Casos como o dos Legionários de Cristo e a dupla vida de Marcial Maciel Degollado ainda doem. E não são isolados. Nem sempre João Paulo II teve condições de constatar certos abusos e, numa época histórica na qual o "nós", o ser como comunidade, precedia o "eu", centrou tudo nos movimentos e na presença na sociedade dos diversos carismas. Numa Igreja protagonista da batalha do Ocidente contra as ideologias totalitárias, os movimentos foram uma forte presença social e política. Os carismas, mesmo com todas as suas limitações, foram úteis à causa. Bento XVI assumiu a linha de Wojtyla, embora tenha sido o primeiro a abrir uma ação de cima contra os abusos, também ciente de que o futuro da Igreja não estava mais nas ações de evangelização de massa, mas nas "minorias criativas", pequenos grupos que soubessem dar o exemplo sem fazer proselitismos nem conquistas de campo.

Depois dele, Francisco, que justamente há duas semanas explicou implicitamente o sentido do seu decreto.

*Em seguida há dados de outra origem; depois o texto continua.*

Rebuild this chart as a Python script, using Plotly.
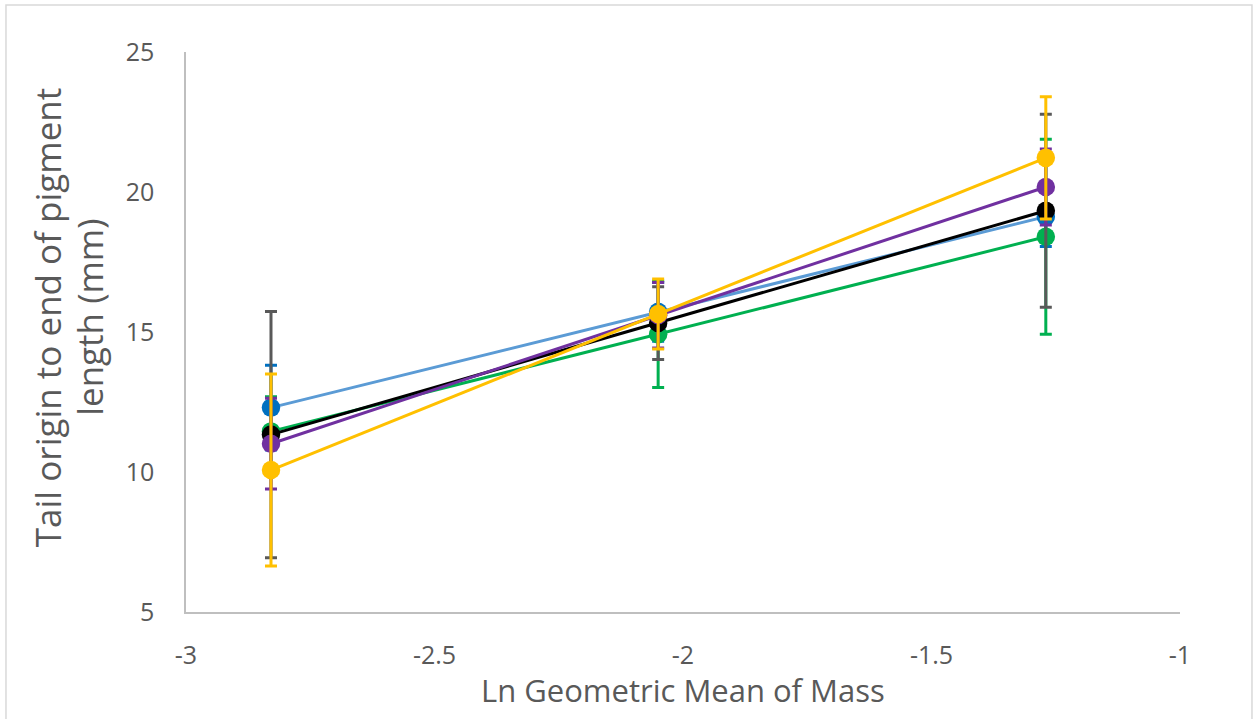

Na primeira audiência geral após a internação para a cirurgia, de fato, o Papa recordou quantas “vezes vimos na história, e vemos até hoje, algum movimento que prega o Evangelho com modalidade própria, às vezes com verdadeiros carismas, mas depois exagera e reduz todo o Evangelho ao movimento”. Mas "este não é o Evangelho de Cristo, é o Evangelho do fundador ou da fundadora: e isso poderá ajudar no início, mas no final não dá frutos com raízes profundas", esclareceu. Aqui está o sentido de suas disposições, aqui está a raiz de uma ação que dentro de 24 meses democratizará os vértices dos movimentos dentro de um panorama eclesial em que a prevaricação dos líderes contra as pessoas a eles confiadas não é mais permitida nem tolerada.